* [OBJECTIVE]:
Retype nothing but the lines from the start of the material up to and including the line with "var yTicksA = [0.98, 1.02, 1.06, 1.1, 1.14, 1.18, 1.22];". Pictures don't belong in the copy.
** Start **
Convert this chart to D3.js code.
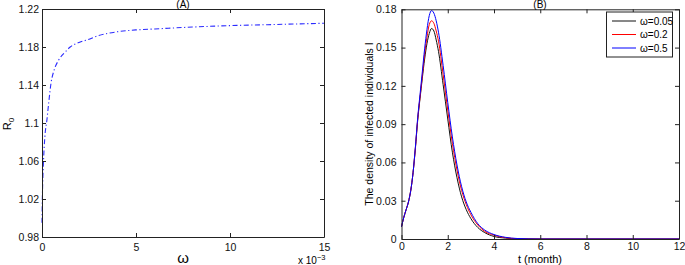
<!DOCTYPE html>
<html>
<head>
<meta charset="utf-8">
<script src="https://cdn.jsdelivr.net/npm/d3@7"></script>
<style>
  body { margin: 0; background: #fff; }
  svg { display: block; font-family: "Liberation Sans", Arial, sans-serif; }
  .axis path, .axis line { stroke: #222; }
  .axis text { fill: #111; font-size: 10.5px; }
</style>
</head>
<body>
<script>
// panel A : R0 against omega (omega in units of 10^-3)
var omegaA = [0, 0.02, 0.05, 0.08, 0.15, 0.26, 0.35, 0.48, 0.65, 0.88, 1.2, 1.5, 2.0, 2.4, 3, 4, 5, 6, 8, 10, 12, 15];
var r0A    = [0.995, 1.022, 1.045, 1.06, 1.085, 1.103, 1.12, 1.142, 1.156, 1.166, 1.174, 1.18, 1.185, 1.1875, 1.192, 1.196, 1.198, 1.199, 1.201, 1.2025, 1.2035, 1.205];
var xTicksA = [0, 5, 10, 15];
var yTicksA = [0.98, 1.02, 1.06, 1.1, 1.14, 1.18, 1.22];

// panel B : infected density I over time
var tB = [0, 0.1, 0.2, 0.3, 0.4, 0.5, 0.6, 0.7, 0.8, 0.9, 1.0, 1.1, 1.2, 1.3, 1.4, 1.5, 1.6, 1.8, 2.0, 2.2, 2.4, 2.6, 2.8, 3.0, 3.3, 3.6, 4.0, 4.5, 5, 6, 8, 10, 12];
var iBlack = [0.0096, 0.017, 0.023, 0.029, 0.038, 0.052, 0.071, 0.093, 0.110, 0.126, 0.141, 0.153, 0.161, 0.165, 0.163, 0.156, 0.147, 0.121, 0.094, 0.068, 0.048, 0.033, 0.023, 0.016, 0.009, 0.005, 0.002, 0.0007, 0.0002, 0, 0, 0, 0];
var iRed   = [0.0096, 0.017, 0.023, 0.029, 0.038, 0.052, 0.071, 0.094, 0.111, 0.128, 0.145, 0.158, 0.168, 0.171, 0.169, 0.163, 0.155, 0.129, 0.101, 0.075, 0.054, 0.038, 0.027, 0.019, 0.011, 0.006, 0.003, 0.001, 0.0003, 0, 0, 0, 0];
var iBlue  = [0.0096, 0.017, 0.023, 0.029, 0.038, 0.052, 0.072, 0.095, 0.113, 0.131, 0.149, 0.164, 0.175, 0.179, 0.177, 0.171, 0.162, 0.136, 0.107, 0.080, 0.058, 0.041, 0.029, 0.021, 0.012, 0.007, 0.0035, 0.0013, 0.0004, 0, 0, 0, 0];
var seriesNames = ["\u03c9=0.05", "\u03c9=0.2", "\u03c9=0.5"];
var seriesColors = ["#111", "#ff0000", "#0000ff"];
var xTicksB = [0, 2, 4, 6, 8, 10, 12];
var yTicksB = [0, 0.03, 0.06, 0.09, 0.12, 0.15, 0.18];

var svg = d3.select("body").append("svg")
    .attr("width", 685)
    .attr("height", 265);

// MATLAB style box: inward ticks on all four sides, labels bottom and left
function box(g, x, y, xt, yt, fmtX, fmtY, padX, padY) {
  var h = y.range()[0], w = x.range()[1];
  g.append("g").attr("class", "axis")
      .attr("transform", "translate(0," + h + ")")
      .call(d3.axisBottom(x).tickValues(xt).tickSizeInner(-4).tickSizeOuter(0).tickPadding(padX).tickFormat(fmtX));
  g.append("g").attr("class", "axis")
      .attr("transform", "translate(" + x.range()[0] + ",0)")
      .call(d3.axisLeft(y).tickValues(yt).tickSizeInner(-4).tickSizeOuter(0).tickPadding(padY).tickFormat(fmtY));
  g.append("g").attr("class", "axis")
      .attr("transform", "translate(0," + y.range()[1] + ")")
      .call(d3.axisTop(x).tickValues(xt).tickSizeInner(-4).tickSizeOuter(0).tickFormat(""));
  g.append("g").attr("class", "axis")
      .attr("transform", "translate(" + w + ",0)")
      .call(d3.axisRight(y).tickValues(yt).tickSizeInner(-4).tickSizeOuter(0).tickFormat(""));
}

//
// panel A
//
var xA = d3.scaleLinear().domain([0, 15]).range([42, 324]);
var yA = d3.scaleLinear().domain([0.98, 1.22]).range([237, 9]);
var gA = svg.append("g");

gA.append("path")
    .datum(omegaA.map(function (d, i) { return [d, r0A[i]]; }))
    .attr("fill", "none")
    .attr("stroke", "#2b2bff")
    .attr("stroke-width", 1.1)
    .attr("stroke-dasharray", "5,2.5,1.2,2.5")
    .attr("d", d3.line()
        .x(function (d) { return xA(d[0]); })
        .y(function (d) { return yA(d[1]); })
        .curve(d3.curveMonotoneX));

box(gA, xA, yA, xTicksA, yTicksA, d3.format("d"), function (d) { return String(+d.toFixed(2)); }, 7, 3);

gA.append("text")
    .attr("x", 183).attr("y", 8)
    .attr("text-anchor", "middle")
    .style("font-size", "10px")
    .text("(A)");

gA.append("text")
    .attr("x", 183).attr("y", 263)
    .attr("text-anchor", "middle")
    .style("font-size", "15px")
    .text("\u03c9");

var sci = gA.append("text")
    .attr("x", 298).attr("y", 264)
    .style("font-size", "10px");
sci.append("tspan").text("x 10");
sci.append("tspan").attr("dy", -4).style("font-size", "7.5px").text("\u22123");

var r0 = gA.append("text")
    .attr("transform", "translate(11,124) rotate(-90)")
    .attr("text-anchor", "middle")
    .style("font-size", "11px");
r0.append("tspan").text("R");
r0.append("tspan").attr("dy", 3).style("font-size", "8px").text("0");

//
// panel B
//
var xB = d3.scaleLinear().domain([0, 12]).range([401.5, 679]);
var yB = d3.scaleLinear().domain([0, 0.18]).range([239, 9.3]);
var gB = svg.append("g");

var lineB = d3.line()
    .x(function (d) { return xB(d[0]); })
    .y(function (d) { return yB(d[1]); })
    .curve(d3.curveMonotoneX);

[iBlack, iRed, iBlue].forEach(function (vals, k) {
  gB.append("path")
      .datum(tB.map(function (t, i) { return [t, vals[i]]; }))
      .attr("fill", "none")
      .attr("stroke", seriesColors[k])
      .attr("stroke-width", 1)
      .attr("d", lineB);
});

box(gB, xB, yB, xTicksB, yTicksB, d3.format("d"), function (d) { return d === 0 ? "0" : String(+d.toFixed(2)); }, 4, 5);

gB.append("text")
    .attr("x", 540).attr("y", 8)
    .attr("text-anchor", "middle")
    .style("font-size", "10px")
    .text("(B)");

gB.append("text")
    .attr("x", 540).attr("y", 263)
    .attr("text-anchor", "middle")
    .style("font-size", "11px")
    .text("t (month)");

gB.append("text")
    .attr("transform", "translate(373,124) rotate(-90)")
    .attr("text-anchor", "middle")
    .style("font-size", "10.5px")
    .text("The density of infected individuals I");

// legend
var leg = gB.append("g");
leg.append("rect")
    .attr("x", 606.5).attr("y", 12)
    .attr("width", 66).attr("height", 45)
    .attr("fill", "#fff")
    .attr("stroke", "#222");
seriesNames.forEach(function (name, k) {
  var yy = 21 + k * 13.5;
  leg.append("line")
      .attr("x1", 612).attr("x2", 636)
      .attr("y1", yy).attr("y2", yy)
      .attr("stroke", seriesColors[k]);
  leg.append("text")
      .attr("x", 640).attr("y", yy + 3.5)
      .style("font-size", "10px")
      .text(name);
});
</script>
</body>
</html>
** End **
* [EXERCISE SOLUTION]:
Convert this chart to D3.js code.
<!DOCTYPE html>
<html>
<head>
<meta charset="utf-8">
<script src="https://cdn.jsdelivr.net/npm/d3@7"></script>
<style>
  body { margin: 0; background: #fff; }
  svg { display: block; font-family: "Liberation Sans", Arial, sans-serif; }
  .axis path, .axis line { stroke: #222; }
  .axis text { fill: #111; font-size: 10.5px; }
</style>
</head>
<body>
<script>
// panel A : R0 against omega (omega in units of 10^-3)
var omegaA = [0, 0.02, 0.05, 0.08, 0.15, 0.26, 0.35, 0.48, 0.65, 0.88, 1.2, 1.5, 2.0, 2.4, 3, 4, 5, 6, 8, 10, 12, 15];
var r0A    = [0.995, 1.022, 1.045, 1.06, 1.085, 1.103, 1.12, 1.142, 1.156, 1.166, 1.174, 1.18, 1.185, 1.1875, 1.192, 1.196, 1.198, 1.199, 1.201, 1.2025, 1.2035, 1.205];
var xTicksA = [0, 5, 10, 15];
var yTicksA = [0.98, 1.02, 1.06, 1.1, 1.14, 1.18, 1.22];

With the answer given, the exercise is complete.